* **Exercise directions**
Only the lines from the start of the data through the line with "1.5, 1.67, 1.87, 2.14, 2.5, 3.0, 1.77, 2.0, 2.28, 2.66]" belong in the copy. Restate them word for word, minus the pictures.

═════ Recorded information

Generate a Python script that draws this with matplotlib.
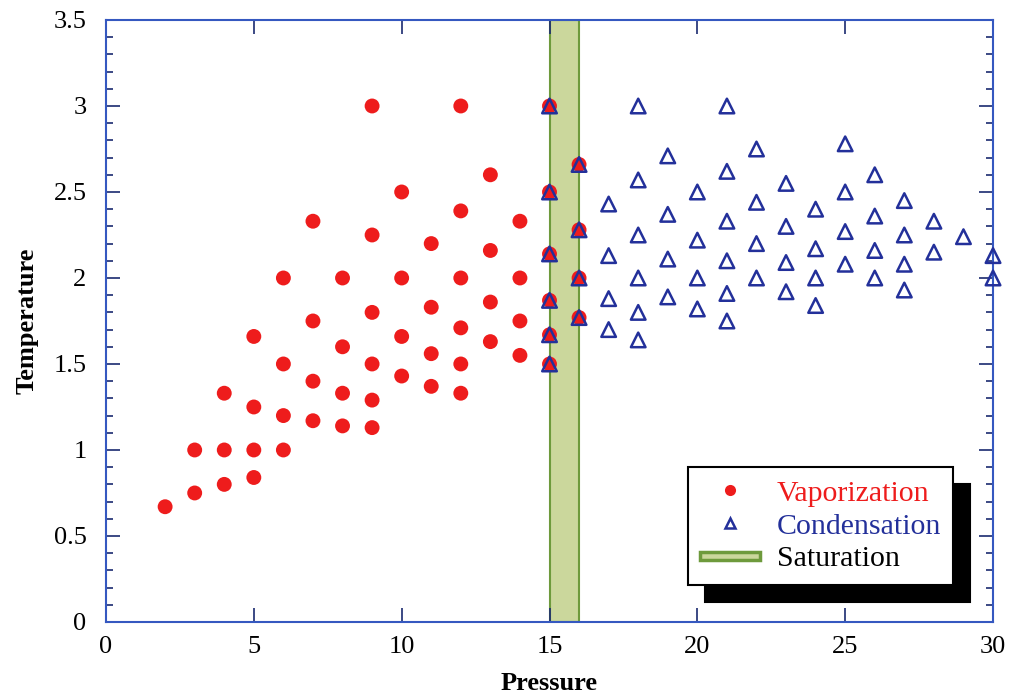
import matplotlib
matplotlib.use("Agg")
import matplotlib.pyplot as plt
from matplotlib.lines import Line2D
from matplotlib.patches import Patch, Rectangle
from matplotlib.legend_handler import HandlerPatch
from matplotlib.ticker import MultipleLocator, FormatStrFormatter

plt.rcParams["font.family"] = ["Liberation Serif", "DejaVu Serif"]

# vaporization points (pressure, temperature)
vap_p = [2, 3, 3, 4, 4, 4, 5, 5, 5, 5, 6, 6, 6, 6, 7, 7, 7, 7,
         8, 8, 8, 8, 9, 9, 9, 9, 9, 9, 10, 10, 10, 10, 11, 11, 11, 11,
         12, 12, 12, 12, 12, 12, 13, 13, 13, 13, 14, 14, 14, 14,
         15, 15, 15, 15, 15, 15, 16, 16, 16, 16]
vap_t = [0.67, 0.75, 1.0, 0.8, 1.0, 1.33, 0.84, 1.0, 1.25, 1.66, 1.0, 1.2, 1.5, 2.0, 1.17, 1.4, 1.75, 2.33,
         1.14, 1.33, 1.6, 2.0, 1.13, 1.29, 1.5, 1.8, 2.25, 3.0, 1.43, 1.66, 2.0, 2.5, 1.37, 1.56, 1.83, 2.2,
         1.33, 1.5, 1.71, 2.0, 2.39, 3.0, 1.63, 1.86, 2.16, 2.6, 1.55, 1.75, 2.0, 2.33,
         1.5, 1.67, 1.87, 2.14, 2.5, 3.0, 1.77, 2.0, 2.28, 2.66]

# condensation points (pressure, temperature)
con_p = [15, 15, 15, 15, 15, 15, 16, 16, 16, 16,
         17, 17, 17, 17, 18, 18, 18, 18, 18, 18, 19, 19, 19, 19,
         20, 20, 20, 20, 21, 21, 21, 21, 21, 21, 22, 22, 22, 22,
         23, 23, 23, 23, 24, 24, 24, 24, 25, 25, 25, 25, 26, 26, 26, 26,
         27, 27, 27, 27, 28, 28, 29, 30, 30]
con_t = [1.5, 1.67, 1.87, 2.14, 2.5, 3.0, 1.77, 2.0, 2.28, 2.66,
         1.7, 1.88, 2.13, 2.43, 1.64, 1.8, 2.0, 2.25, 2.57, 3.0, 1.89, 2.11, 2.37, 2.71,
         1.82, 2.0, 2.22, 2.5, 1.75, 1.91, 2.1, 2.33, 2.62, 3.0, 2.0, 2.2, 2.44, 2.75,
         1.92, 2.09, 2.3, 2.55, 1.84, 2.0, 2.17, 2.4, 2.08, 2.27, 2.5, 2.78, 2.0, 2.16, 2.36, 2.6,
         1.93, 2.08, 2.25, 2.45, 2.15, 2.33, 2.24, 2.0, 2.13]

sat_band = (15, 16)

RED = "#ee1c1c"
BLUE = "#23309a"
SPINE = "#3558c0"
BAND_FILL = "#cbd79c"
BAND_EDGE = "#6e9a3c"


def thin_band(legend, orig_handle, xdescent, ydescent, width, height, fontsize):
    # narrow strip, looks like two green lines with the band colour between
    h = height * 0.4
    return Rectangle((-xdescent, -ydescent + (height - h) / 2), width, h)


fig = plt.figure(figsize=(10.23, 6.99), dpi=100)
ax = fig.add_axes([0.1036, 0.1102, 0.8671, 0.8612])

ax.axvspan(*sat_band, facecolor=BAND_FILL, edgecolor=BAND_EDGE, lw=1.5, zorder=1)
ax.scatter(vap_p, vap_t, s=115, color=RED, edgecolors="none", zorder=3)
ax.scatter(con_p, con_t, s=110, marker="^", facecolors="none", edgecolors=BLUE,
           linewidths=1.8, zorder=4, clip_on=False)

ax.set_xlim(0, 30)
ax.set_ylim(0, 3.5)
ax.xaxis.set_major_locator(MultipleLocator(5))
ax.yaxis.set_major_locator(MultipleLocator(0.5))
ax.yaxis.set_minor_locator(MultipleLocator(0.1))
ax.yaxis.set_major_formatter(FormatStrFormatter("%g"))
ax.tick_params(which="both", direction="in", top=True, right=True, colors="#1a2a70",
               labelcolor="black", labelsize=19)
ax.tick_params(which="major", length=10, width=1.2)
ax.tick_params(which="minor", length=5, width=1.2)
ax.tick_params(axis="y", pad=14)
ax.tick_params(axis="x", pad=10)
for sp in ax.spines.values():
    sp.set_color(SPINE)
    sp.set_linewidth(1.5)

ax.set_xlabel("Pressure", fontsize=19, fontweight="bold", labelpad=10)
ax.set_ylabel("Temperature", fontsize=19, fontweight="bold", labelpad=11)

handles = [
    Line2D([], [], marker="o", ls="none", color=RED, markersize=8, markeredgecolor="none"),
    Line2D([], [], marker="^", ls="none", markerfacecolor="none", markeredgecolor=BLUE,
           markersize=7, markeredgewidth=1.8),
    Patch(facecolor=BAND_FILL, edgecolor=BAND_EDGE, lw=2.5),
]
leg = ax.legend(handles, ["Vaporization", "Condensation", "Saturation"],
                handler_map={Patch: HandlerPatch(patch_func=thin_band)},
                loc="lower left", bbox_to_anchor=(0.656, 0.0615), borderaxespad=0,
                fontsize=21.5, fancybox=False, framealpha=1, edgecolor="black",
                borderpad=0.42, labelspacing=0.2, handlelength=2.0, handletextpad=0.55,
                shadow={"ox": 12, "oy": -12, "color": "black", "alpha": 1})
leg.get_frame().set_linewidth(1.5)
leg.set_zorder(10)
for txt, c in zip(leg.get_texts(), [RED, BLUE, "black"]):
    txt.set_color(c)

fig.savefig("out.png", dpi=100)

══════════

* **Answer for the task**
Generate a Python script that draws this with matplotlib.
import matplotlib
matplotlib.use("Agg")
import matplotlib.pyplot as plt
from matplotlib.lines import Line2D
from matplotlib.patches import Patch, Rectangle
from matplotlib.legend_handler import HandlerPatch
from matplotlib.ticker import MultipleLocator, FormatStrFormatter

plt.rcParams["font.family"] = ["Liberation Serif", "DejaVu Serif"]

# vaporization points (pressure, temperature)
vap_p = [2, 3, 3, 4, 4, 4, 5, 5, 5, 5, 6, 6, 6, 6, 7, 7, 7, 7,
         8, 8, 8, 8, 9, 9, 9, 9, 9, 9, 10, 10, 10, 10, 11, 11, 11, 11,
         12, 12, 12, 12, 12, 12, 13, 13, 13, 13, 14, 14, 14, 14,
         15, 15, 15, 15, 15, 15, 16, 16, 16, 16]
vap_t = [0.67, 0.75, 1.0, 0.8, 1.0, 1.33, 0.84, 1.0, 1.25, 1.66, 1.0, 1.2, 1.5, 2.0, 1.17, 1.4, 1.75, 2.33,
         1.14, 1.33, 1.6, 2.0, 1.13, 1.29, 1.5, 1.8, 2.25, 3.0, 1.43, 1.66, 2.0, 2.5, 1.37, 1.56, 1.83, 2.2,
         1.33, 1.5, 1.71, 2.0, 2.39, 3.0, 1.63, 1.86, 2.16, 2.6, 1.55, 1.75, 2.0, 2.33,
         1.5, 1.67, 1.87, 2.14, 2.5, 3.0, 1.77, 2.0, 2.28, 2.66]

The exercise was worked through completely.